Human Error

Human error is only the symptom,

Never the cause

From over-cooking dinner and forgetting anniversaries, to car accidents and global disasters, as a species we are engineered to make errors.

We make mistakes because of flawed information going into the brain rather than because of miscalculations by the brain itself.

Our Brains

Our brains can process data received correctly but struggles if input has errors. The internal mental processes we use are silent unflawed.

It is down to human design, not personality or intelligence; the very way we think, see and remember sets us up for mistakes. We are subconsciously biased, quick to judge by appearances and overconfident of our own abilities. Most of us believe we are above average at everything – a statistical impossibility that leads to slip-ups.

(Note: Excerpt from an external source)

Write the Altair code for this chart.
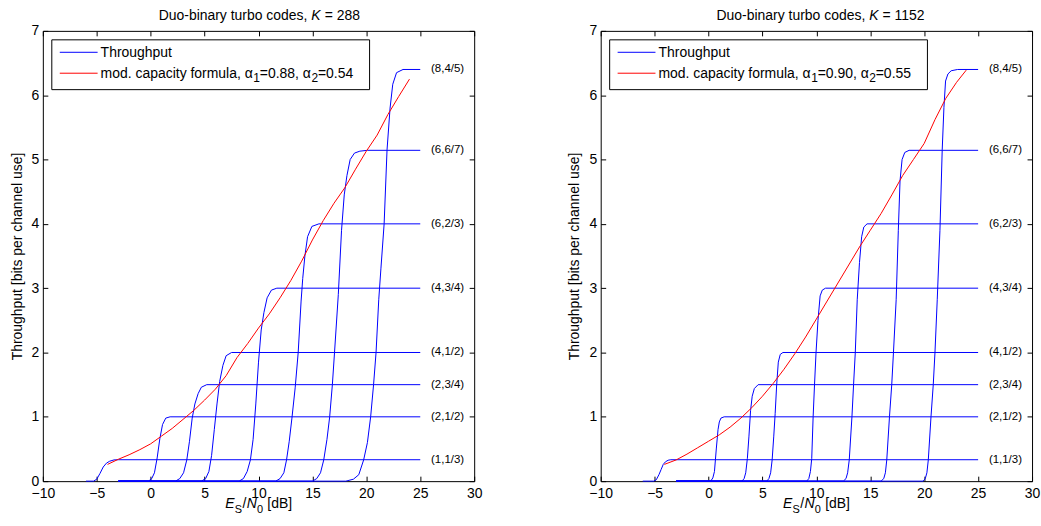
import altair as alt
import pandas as pd

FONT = "Liberation Sans"
BLUE = "#0000ff"
RED = "#ff0000"

# ---------------- axis ticks ----------------
x_ticks = [-10, -5, 0, 5, 10, 15, 20, 25, 30]
y_ticks = [0, 1, 2, 3, 4, 5, 6, 7]

# ---------------- mode labels (M, R) ----------------
mode_labels = ["(1,1/3)", "(2,1/2)", "(2,3/4)", "(4,1/2)", "(4,3/4)", "(6,2/3)", "(6,6/7)", "(8,4/5)"]
mode_levels = [0.333, 1.0, 1.5, 2.0, 3.0, 4.0, 5.143, 6.4]
label_x = 26

# ---------------- K = 288 throughput curves ----------------
k288_c1_x = [-6, -5.3, -5.0, -4.7, -4.4, -4.1, -3.8, -3.4, -3.0, 25]
k288_c1_y = [0, 0, 0.03, 0.12, 0.22, 0.28, 0.31, 0.33, 0.333, 0.333]
k288_c2_x = [-3, -0.2, 0.1, 0.35, 0.6, 0.85, 1.1, 1.4, 1.8, 25]
k288_c2_y = [0, 0, 0.04, 0.13, 0.36, 0.66, 0.88, 0.98, 1.0, 1.0]
k288_c3_x = [-3, 2.3, 2.7, 3.05, 3.35, 3.6, 3.85, 4.1, 4.4, 4.7, 5.2, 25]
k288_c3_y = [0, 0, 0.04, 0.13, 0.33, 0.62, 0.98, 1.2, 1.36, 1.46, 1.5, 1.5]
k288_c4_x = [-3, 4.7, 5.1, 5.4, 5.65, 5.9, 6.15, 6.4, 6.7, 7.0, 7.5, 25]
k288_c4_y = [0, 0, 0.04, 0.15, 0.4, 0.8, 1.2, 1.55, 1.8, 1.95, 2.0, 2.0]
k288_c5_x = [-3, 8.2, 8.6, 8.95, 9.25, 9.5, 9.75, 10.0, 10.25, 10.5, 10.8, 11.2, 11.7, 25]
k288_c5_y = [0, 0, 0.04, 0.15, 0.33, 0.65, 1.2, 1.85, 2.35, 2.62, 2.85, 2.97, 3.0, 3.0]
k288_c6_x = [-3, 11.6, 12.0, 12.35, 12.6, 12.85, 13.1, 13.4, 13.68, 13.95, 14.1, 14.3, 14.55, 14.95, 15.6, 25]
k288_c6_y = [0, 0, 0.04, 0.13, 0.33, 0.62, 0.98, 1.45, 2.0, 2.8, 3.15, 3.5, 3.8, 3.96, 4.0, 4.0]
k288_c7_x = [-3, 15.0, 15.4, 15.75, 16.05, 16.35, 16.6, 16.85, 17.05, 17.4, 17.7, 17.95, 18.2, 18.5, 18.9, 19.4, 20.1, 25]
k288_c7_y = [0, 0, 0.04, 0.13, 0.33, 0.65, 1.0, 1.5, 2.0, 2.9, 3.9, 4.45, 4.75, 5.0, 5.1, 5.13, 5.143, 5.143]
k288_c8_x = [-3, 18.1, 18.8, 19.3, 19.75, 20.1, 20.4, 20.67, 20.9, 21.15, 21.35, 21.65, 21.92, 22.2, 22.45, 22.8, 23.4, 25]
k288_c8_y = [0, 0, 0.03, 0.1, 0.33, 0.6, 1.0, 1.5, 2.0, 2.82, 3.3, 4.0, 5.15, 5.8, 6.17, 6.35, 6.4, 6.4]

# K = 288 modified capacity formula
k288_red_x = [-4, -3, -2, -1, 0, 1, 2, 3, 4, 5, 6, 7, 8, 9, 10, 11, 12, 13, 14, 15, 16, 17, 18, 19, 20, 21, 22, 23, 24]
k288_red_y = [0.26, 0.34, 0.41, 0.49, 0.58, 0.70, 0.82, 0.96, 1.1, 1.26, 1.43, 1.64, 1.92, 2.14, 2.38, 2.6, 2.85, 3.12, 3.42, 3.75, 4.05, 4.32, 4.56, 4.85, 5.13, 5.38, 5.7, 5.98, 6.25]

# ---------------- K = 1152 throughput curves ----------------
k1152_c1_x = [-6.1, -5.1, -4.85, -4.6, -4.4, -4.2, -4.0, -3.75, -3.5, 25]
k1152_c1_y = [0, 0, 0.02, 0.1, 0.18, 0.26, 0.3, 0.325, 0.333, 0.333]
k1152_c2_x = [-3, 0.2, 0.4, 0.55, 0.72, 0.88, 1.0, 1.15, 1.45, 25]
k1152_c2_y = [0, 0, 0.05, 0.15, 0.5, 0.8, 0.92, 0.98, 1.0, 1.0]
k1152_c3_x = [-3, 3.1, 3.3, 3.45, 3.6, 3.75, 3.9, 4.05, 4.25, 4.6, 25]
k1152_c3_y = [0, 0, 0.04, 0.13, 0.35, 0.7, 1.1, 1.32, 1.44, 1.5, 1.5]
k1152_c4_x = [-3, 5.4, 5.6, 5.76, 5.9, 6.05, 6.18, 6.32, 6.47, 6.65, 6.9, 25]
k1152_c4_y = [0, 0, 0.04, 0.13, 0.33, 0.7, 1.05, 1.5, 1.85, 1.97, 2.0, 2.0]
k1152_c5_x = [-3, 9.1, 9.3, 9.45, 9.57, 9.7, 9.83, 9.97, 10.15, 10.35, 10.55, 10.85, 25]
k1152_c5_y = [0, 0, 0.04, 0.15, 0.35, 1.0, 1.5, 2.0, 2.5, 2.88, 2.97, 3.0, 3.0]
k1152_c6_x = [-3, 12.5, 12.75, 12.9, 13.05, 13.3, 13.45, 13.61, 13.79, 14.0, 14.2, 14.4, 14.7, 25]
k1152_c6_y = [0, 0, 0.04, 0.13, 0.33, 1.0, 1.5, 2.0, 2.82, 3.4, 3.8, 3.95, 4.0, 4.0]
k1152_c7_x = [-3, 16.0, 16.25, 16.4, 16.53, 16.78, 16.99, 17.15, 17.4, 17.6, 17.76, 17.95, 18.2, 18.6, 25]
k1152_c7_y = [0, 0, 0.04, 0.13, 0.33, 1.0, 1.5, 2.0, 2.82, 3.9, 4.67, 5.0, 5.11, 5.143, 5.143]
k1152_c8_x = [-3, 19.9, 20.1, 20.25, 20.38, 20.63, 20.84, 21.0, 21.21, 21.46, 21.67, 21.83, 21.98, 22.2, 22.5, 23.1, 25]
k1152_c8_y = [0, 0, 0.04, 0.13, 0.33, 1.0, 1.5, 2.0, 2.82, 3.9, 5.15, 5.81, 6.22, 6.33, 6.38, 6.4, 6.4]

# K = 1152 modified capacity formula
k1152_red_x = [-4.1, -3, -2, -1, 0, 1, 2, 3, 4, 5, 6, 7, 8, 9, 10, 11, 12, 13, 14, 15, 16, 17, 18, 19, 20, 21, 22, 23, 23.9]
k1152_red_y = [0.26, 0.33, 0.42, 0.52, 0.62, 0.72, 0.84, 0.98, 1.14, 1.32, 1.52, 1.74, 1.98, 2.24, 2.52, 2.8, 3.08, 3.36, 3.64, 3.9, 4.16, 4.45, 4.75, 5.0, 5.25, 5.62, 5.95, 6.2, 6.39]

W, H = 433, 452
FS = 14
SP = 3.9  # width of a space at 14px


def curves_df(xs_list, ys_list):
    rows = []
    for i, (xs, ys) in enumerate(zip(xs_list, ys_list)):
        for j, (x, y) in enumerate(zip(xs, ys)):
            rows.append({"x": x, "y": y, "curve": i, "order": j})
    return pd.DataFrame(rows)


ONE = pd.DataFrame({"k": [0]})


def txt(s, x, y, size=FS, align="left", style="normal", dy=0):
    return alt.Chart(ONE).mark_text(
        text=s, align=align, baseline="alphabetic", font=FONT, fontSize=size,
        fontStyle=style, color="black", dy=dy
    ).encode(x=alt.value(x), y=alt.value(y))


def panel(xs_list, ys_list, red_x, red_y, k_text, a1, a2):
    xscale = alt.Scale(domain=[-10, 30], nice=False, zero=False)
    yscale = alt.Scale(domain=[0, 7], nice=False, zero=False)
    common = dict(grid=False, domain=False, tickSize=5, offset=-5, tickColor="black",
                  tickWidth=1, labelFont=FONT, labelFontSize=FS, labelColor="black")
    x_bottom = alt.Axis(values=x_ticks, orient="bottom", labelPadding=5, title=None,
                        labelFlush=False, **common)
    y_left = alt.Axis(values=y_ticks, orient="left", labelPadding=4,
                      title="Throughput [bits per channel use]", titleFont=FONT,
                      titleFontSize=FS, titleFontWeight="normal", titleColor="black",
                      titlePadding=7, **common)
    x_top = alt.Axis(values=x_ticks, orient="top", labels=False, title=None, **common)
    y_right = alt.Axis(values=y_ticks, orient="right", labels=False, title=None, **common)

    blue = alt.Chart(curves_df(xs_list, ys_list)).mark_line(color=BLUE, strokeWidth=1).encode(
        x=alt.X("x:Q", scale=xscale, axis=x_bottom),
        y=alt.Y("y:Q", scale=yscale, axis=y_left),
        detail="curve:N", order="order:Q")
    red = alt.Chart(pd.DataFrame({"x": red_x, "y": red_y})).mark_line(
        color=RED, strokeWidth=1).encode(
        x=alt.X("x:Q", scale=xscale, axis=x_top),
        y=alt.Y("y:Q", scale=yscale, axis=y_right))
    lab = alt.Chart(pd.DataFrame({"x": [label_x] * len(mode_levels), "y": mode_levels,
                                  "t": mode_labels})).mark_text(
        align="left", baseline="middle", font=FONT, fontSize=11.5, color="black").encode(
        x=alt.X("x:Q", scale=xscale, axis=None),
        y=alt.Y("y:Q", scale=yscale, axis=None), text="t:N")

    # legend box
    box = alt.Chart(ONE).mark_rect(fill="white", stroke="black", strokeWidth=1).encode(
        x=alt.value(9), x2=alt.value(328), y=alt.value(9), y2=alt.value(59))
    l1 = alt.Chart(ONE).mark_rule(color=BLUE, strokeWidth=1).encode(
        x=alt.value(17), x2=alt.value(55), y=alt.value(21.5))
    l2 = alt.Chart(ONE).mark_rule(color=RED, strokeWidth=1).encode(
        x=alt.value(17), x2=alt.value(55), y=alt.value(42.5))
    t1 = txt("Throughput", 58, 26.5)
    x0 = 58
    w1 = 152.8
    w_sub = 7.0
    w2 = 51.3
    t2a = txt("mod. capacity formula, \u03b1", x0, 47.5)
    t2b = txt("1", x0 + w1 + 0.5, 47.5, size=12, dy=4)
    t2c = txt("=" + a1 + ", \u03b1", x0 + w1 + w_sub, 47.5)
    t2d = txt("2", x0 + w1 + w_sub + w2 + 0.5, 47.5, size=12, dy=4)
    t2e = txt("=" + a2, x0 + w1 + 2 * w_sub + w2, 47.5)

    # title with italic K
    xk = 269.5
    ti1 = txt("Duo-binary turbo codes,", xk - SP, -11, align="right")
    ti2 = txt("K", xk, -11, style="italic")
    ti3 = txt("= " + k_text, xk + 9.6 + SP, -11)

    # x-axis title E_S/N_0 [dB]
    xs0 = 183.0
    yb = 479
    e1 = txt("E", xs0, yb, style="italic")
    e2 = txt("S", xs0 + 9.6, yb, size=11, dy=5)
    e3 = txt("/", xs0 + 17.4, yb)
    e4 = txt("N", xs0 + 21.6, yb, style="italic")
    e5 = txt("0", xs0 + 32.0, yb, size=11, dy=5)
    e6 = txt("[dB]", xs0 + 38.4 + SP, yb)

    return alt.layer(blue, red, lab, box, l1, l2, t1, t2a, t2b, t2c, t2d, t2e,
                     ti1, ti2, ti3, e1, e2, e3, e4, e5, e6).resolve_axis(
        x="independent", y="independent").properties(width=W, height=H)


left = panel(
    [k288_c1_x, k288_c2_x, k288_c3_x, k288_c4_x, k288_c5_x, k288_c6_x, k288_c7_x, k288_c8_x],
    [k288_c1_y, k288_c2_y, k288_c3_y, k288_c4_y, k288_c5_y, k288_c6_y, k288_c7_y, k288_c8_y],
    k288_red_x, k288_red_y, "288", "0.88", "0.54")
right = panel(
    [k1152_c1_x, k1152_c2_x, k1152_c3_x, k1152_c4_x, k1152_c5_x, k1152_c6_x, k1152_c7_x, k1152_c8_x],
    [k1152_c1_y, k1152_c2_y, k1152_c3_y, k1152_c4_y, k1152_c5_y, k1152_c6_y, k1152_c7_y, k1152_c8_y],
    k1152_red_x, k1152_red_y, "1152", "0.90", "0.55")

chart = alt.hconcat(left, right, spacing=84).properties(
    padding={"left": 9, "top": 7, "right": 0, "bottom": 0},
    background="white"
).configure_view(stroke="black", strokeWidth=1)

chart.save("out.html", embed_options={"renderer": "svg", "actions": False})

Great human errors through the ages

The Titanic

In 1912 Captain Edward Smith crashed the ‘unsinkable boat’ into an iceberg; 1503 lives were lost and $7.5 million in shipbuilding costs sunk.

The Leaning Tower

It took 177 years to build, but Pisa’s famous tower began to lean less than a decade after construction began. The enormous project was planned on unstable soil, and the foundations couldn’t support its weight. After extensive renovations, the tower has stopped moving for the first time in history.

Just the ticket

A woman in England who played the lottery every week picked the correct numbers to win the Euromillions, but her husband (unknowingly) threw the ticket away losing her £118 million.

Houston, we
have a problem

When building a satellite together, NASA used the metric system while Lockheed Martin used the English system, The cost of the lost orbiter? $125 million.

Listen to your wife

After a bad dream the night before his murder, Julius Caesar’s wife warned her husband not to go to the Senate.

The Millenium Dome, London

“We have a creation that, I believe, will truly be a beacon to the world,” declared Tony Blair in ‘98. The dome ended up costing nearly £800 million, only attracted half the number of people it aimed, and sat empty
for years before conversion.

But its not all bad news

Some mistakes are good

Alexander Fleming discovered Penicillin when he mistakenly left a petri dish open. The mould which grew in the dish had released a substance which killed the bacteria around it!

By the 1940s Penicillin was being mass-produced by the American drugs industry and is estimated to have saved over 80,000,000 lives since its accidental discovery in 1928.